Lemon Baked Tilapia with Spinach & Carrot Lentils
- 1 quart water
- 1/2 cup lentils
- 1 carrot, finely chopped (1/2 cup)
- 1/2 onion, finely chopped (1/2 cup)
- 2 cloves garlic, minced
- 1 dried bay leaf
- Coarse salt and freshly ground pepper
- 1 tablespoon olive oil
- 8 ounces spinach, stems removed, leaves washed well
- In a large saucepan, combine the water, lentils, carrot, onion, garlic, and bay leaf. Season with salt and pepper. Bring to a boil. Lower the heat and simmer, partially covered, until the lentils are soft, 15 to 20 minutes.
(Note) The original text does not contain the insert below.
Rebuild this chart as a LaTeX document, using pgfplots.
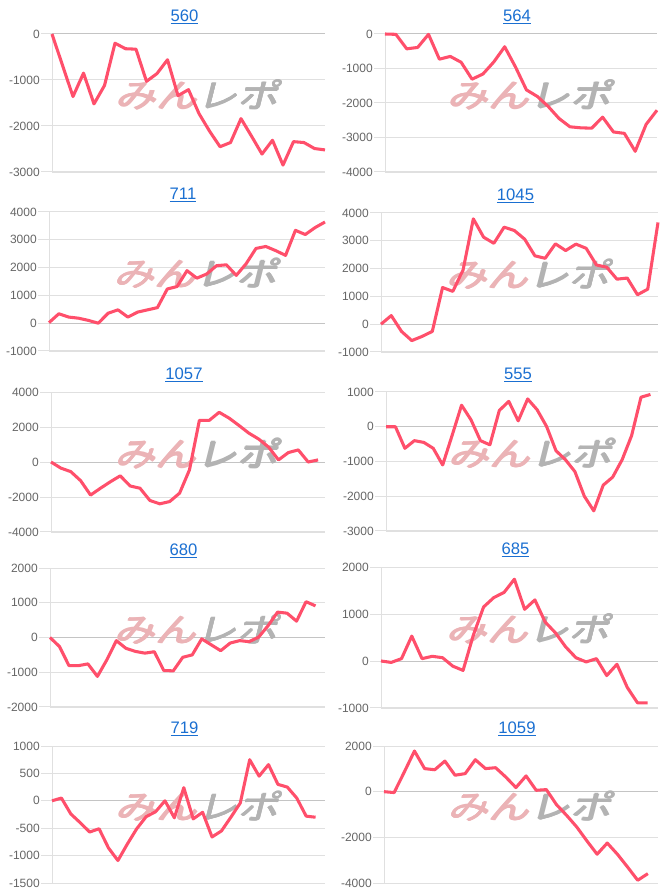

Drain, discarding bay leaf.
- Use a paper towel to wipe out any water from the saucepan. Add oil, and return pan to medium heat. Stir in the lentils, vegetables, and spinach. Cook, stirring occasionally, until the spinach is wilted, about 2 minutes. Serve 🙂
* Later in the week I made this recipe again but added ground turkey and just had it for lunch a couple days at work- it was equally amazing! Seriously so delicious!!!
- 2 tilapia filets (*or really you could adapt this to however many you want to make as ingredient measurements aren’t exact)
- Lemons (I used 1 lemon- the juice of 1 half and then sliced the other half)
- Salt and Pepper
- Preheat oven to 350 degrees
- Line a glass baking dish with foil and grease with non-stick spray or olive oil
- Put the fish in the dish
- Pour lemon juice over the fish filets
- Season the fish with salt and pepper(you can also really use any spices you choose)
- Place the slices of lemon over the fish
- Cover the dish with foil and bake in the oven for 20-30 minutes.
There you go! Seriously so easy, and healthy and most importantly delicious!! Hopefully you guys enjoy as much as we did.